A French study of over 2,000 people showed that regular gardening halves the risk of developing dementia, while a Swedish study revealed a much greater improvement in the elderly subjects’ powers of concentration after spending one hour of rest in a garden if compared to remaining indoors.
From a mental health perspective, retirement homes with higher concentrations of green spaces can foster social cohesion and reduce feelings of loneliness – particularly pertinent when even before the pandemic, loneliness was a daily experience for almost 20% of older Australians, particularly those over 75.
“Green spaces may be particularly beneficial for older adults as they can provide safe opportunities to be active and interact with other people, while stimulating the mind and senses,” according to a Taiwanese paper on the elderly’s use of green spaces.

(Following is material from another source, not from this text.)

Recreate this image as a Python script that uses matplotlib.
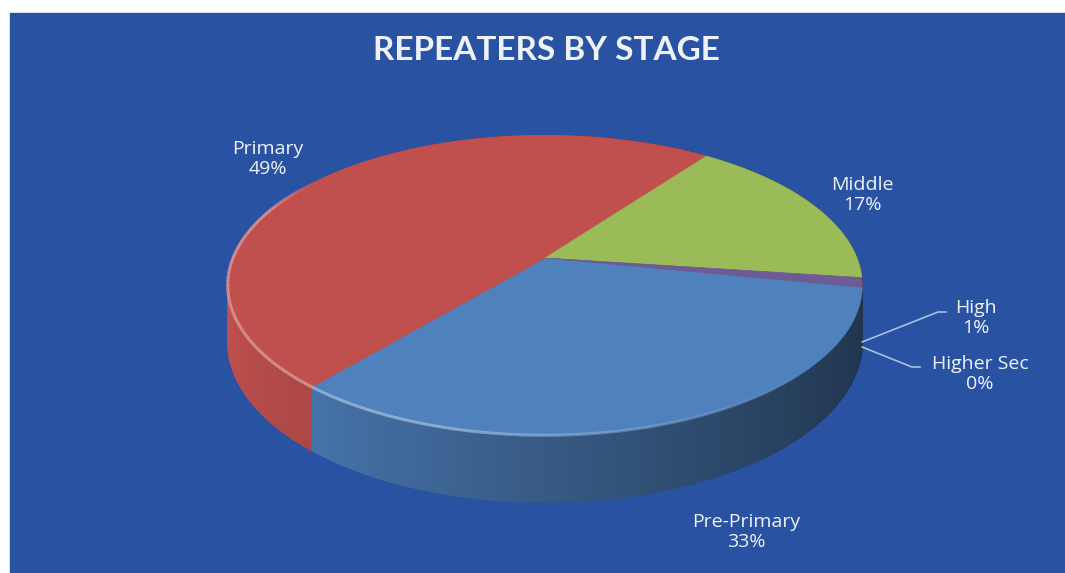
import numpy as np
import matplotlib.pyplot as plt
from matplotlib.patches import Polygon, Rectangle
from matplotlib.collections import PolyCollection, LineCollection
from matplotlib.colors import to_rgb

stages = ["Pre-Primary", "Primary", "Middle", "High", "Higher Sec"]
shares = [33, 49, 17, 1, 0]
slice_colors = ["#4F81BD", "#C0504D", "#9BBB59", "#6E5A94", "#4BACC6"]

title = "REPEATERS BY STAGE"
bg = "#2A52A3"
txt = "#EEF3FB"

# disc geometry in pixels
cx, cy = 545, 258
sx, sy = 312, 145
persp = 5.5
thick = 55
start = -11.2

plt.rcParams['font.family'] = ['Open Sans', 'DejaVu Sans']


def project(theta, drop=0.0):
    t = np.radians(theta)
    f = persp / (persp + np.sin(t))
    return cx + sx * np.cos(t) * f, cy - sy * np.sin(t) * f + drop * f


def shade(rgb, k):
    return tuple(np.clip(np.array(rgb) * k, 0, 1))


def lighten(rgb, k):
    return tuple(np.array(rgb) + (1 - np.array(rgb)) * k)


fig = plt.figure(figsize=(10.65, 5.73), dpi=100)
ax = fig.add_axes([0, 0, 1, 1])
ax.set_xlim(0, 1065)
ax.set_ylim(573, 0)
ax.axis("off")

ax.add_patch(Rectangle((10, 13), 1060, 570, color=bg, zorder=0))

frac = np.array(shares, dtype=float) / sum(shares)
cum = np.concatenate([[0], np.cumsum(frac)])
spans = [(start - 360 * cum[i + 1], start - 360 * cum[i]) for i in range(len(shares))]

# side wall, back to front
quads, qcols, keys = [], [], []
for (a0, a1), col in zip(spans, slice_colors):
    if a1 - a0 <= 0:
        continue
    n = max(2, int((a1 - a0) / 0.5))
    th = np.linspace(a0, a1, n + 1)
    rgb = to_rgb(col)
    for a, b in zip(th[:-1], th[1:]):
        xa, ya = project(a)
        xb, yb = project(b)
        xa2, ya2 = project(a, thick)
        xb2, yb2 = project(b, thick)
        m = np.radians((a + b) / 2)
        quads.append([(xa, ya), (xb, yb), (xb2, yb2), (xa2, ya2)])
        qcols.append(shade(rgb, 0.70 - 0.30 * np.cos(m)))
        keys.append(np.sin(m))
order = np.argsort(keys)[::-1]
ax.add_collection(PolyCollection([quads[i] for i in order],
                                 facecolors=[qcols[i] for i in order],
                                 edgecolors=[qcols[i] for i in order],
                                 linewidths=0.6, zorder=2))

# top face
for (a0, a1), col in zip(spans, slice_colors):
    if a1 - a0 <= 0:
        continue
    th = np.linspace(a0, a1, max(2, int((a1 - a0) / 0.5)) + 1)
    xs, ys = project(th)
    pts = [(cx, cy)] + list(zip(xs, ys))
    ax.add_patch(Polygon(pts, closed=True, facecolor=col, edgecolor=col,
                         linewidth=0.5, zorder=3))

# bright rim along the front edge
segs, scol = [], []
for (a0, a1), col in zip(spans, slice_colors):
    if a1 - a0 <= 0:
        continue
    th = np.linspace(a0, a1, max(2, int((a1 - a0) / 0.5)) + 1)
    xs, ys = project(th)
    light = lighten(to_rgb(col), 0.45)
    for i in range(len(th) - 1):
        m = (th[i] + th[i + 1]) / 2
        w = m if m > -270 else m + 360
        if w > 90:
            w -= 360
        if -215 < w < -40:
            if w < -200:
                al = (w + 215) / 15
            elif w > -110:
                al = (-40 - w) / 70
            else:
                al = 1.0
            segs.append([(xs[i], ys[i]), (xs[i + 1], ys[i + 1])])
            scol.append(light + (0.8 * al,))
ax.add_collection(LineCollection(segs, colors=scol, linewidths=2.2, zorder=4))

# labels
label_pos = [(746, 532), (268, 159), (862, 195), (976, 318), (980, 374)]
for name, val, (lx, ly) in zip(stages, shares, label_pos):
    ax.text(lx, ly, f"{name}\n{val}%", ha="center", va="center",
            color=txt, fontsize=14, linespacing=1.2, zorder=6)

# leader lines for the two thin slices
elbows = {3: [(938, 312), (946, 312)], 4: [(912, 367), (920, 367)]}
for i, pts in elbows.items():
    mid = (spans[i][0] + spans[i][1]) / 2
    px, py = project(mid, thick * 1.05)
    xs = [px] + [p[0] for p in pts]
    ys = [py] + [p[1] for p in pts]
    ax.plot(xs, ys, color="#A9C0E6", lw=1.2, zorder=5)

ax.text(546, 50, title, ha="center", va="center", color=txt,
        fontsize=24, fontweight="bold", family=['Lato', 'DejaVu Sans'], zorder=6)

fig.savefig("out.png", dpi=100, facecolor="white")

Additionally, access to more green spaces can provide an incentive for doing more physical activity, which has a direct correlation with mental health, and enclosed green spaces can shield elderly residents from exposure to harmful factors such as noise, air pollution and heat, all of which they’re especially vulnerable to.
There are many ways to cultivate a green environment in residential homes. Passive involvement with nature where the elderly enjoy outside views of nature from their windows is important, as are excursions into nearby outdoor green areas for their wellbeing and satisfaction. Residential homes with flower gardens, plantings, places to relax and enjoy nature, and good places to walk were rated the highest among elderly residents, according to Dr Bird’s paper.
Accessibility is a particularly important thing to keep in mind when it comes to cultivating green spaces in residential homes. Features such as benches and walkable paths are needed. A UK survey of people aged 65 years or older revealed that the pleasantness and safety of open spaces were relevant to the participants’ life satisfaction, and the quality of the paths to these open spaces were likely to deter or encourage them from walking.
A partnership between Bupa and UK’s largest nature conservation charity RSPB is paving the way in encouraging wildlife in healthcare and aged-care residential environments. Manicured lawns and immaculately maintained surroundings are being replaced by long grass, wildflowers and deadwood for insects – all with the elderly residents’ input. Early results have shown decreased levels of agitation among elderly residents. Many retirement living homes in Australia are taking a leaf from the emerging global phenomenon and promoting greenery within their own facilities – there is an increasing demand for sustainable retirement villages.
This trend will only continue as Australian retirement homes increasingly begin to acknowledge the physical and mental health benefits of incorporating green spaces into their indoor and outdoor facilities. The benefits are manifold – both for the residents of retirement villages and homes as well as the businesses that run them. As Dr Bird says, increasing greenery in a residential home may be seen to impact on revenue, as that money could be spent building more rooms, but the cost of withholding nature from a resident is high with a significant reduction in their quality of life, which then increases the spending on their health. Increasing the concentration of green spaces in a retirementliving setting is a win-win for everyone.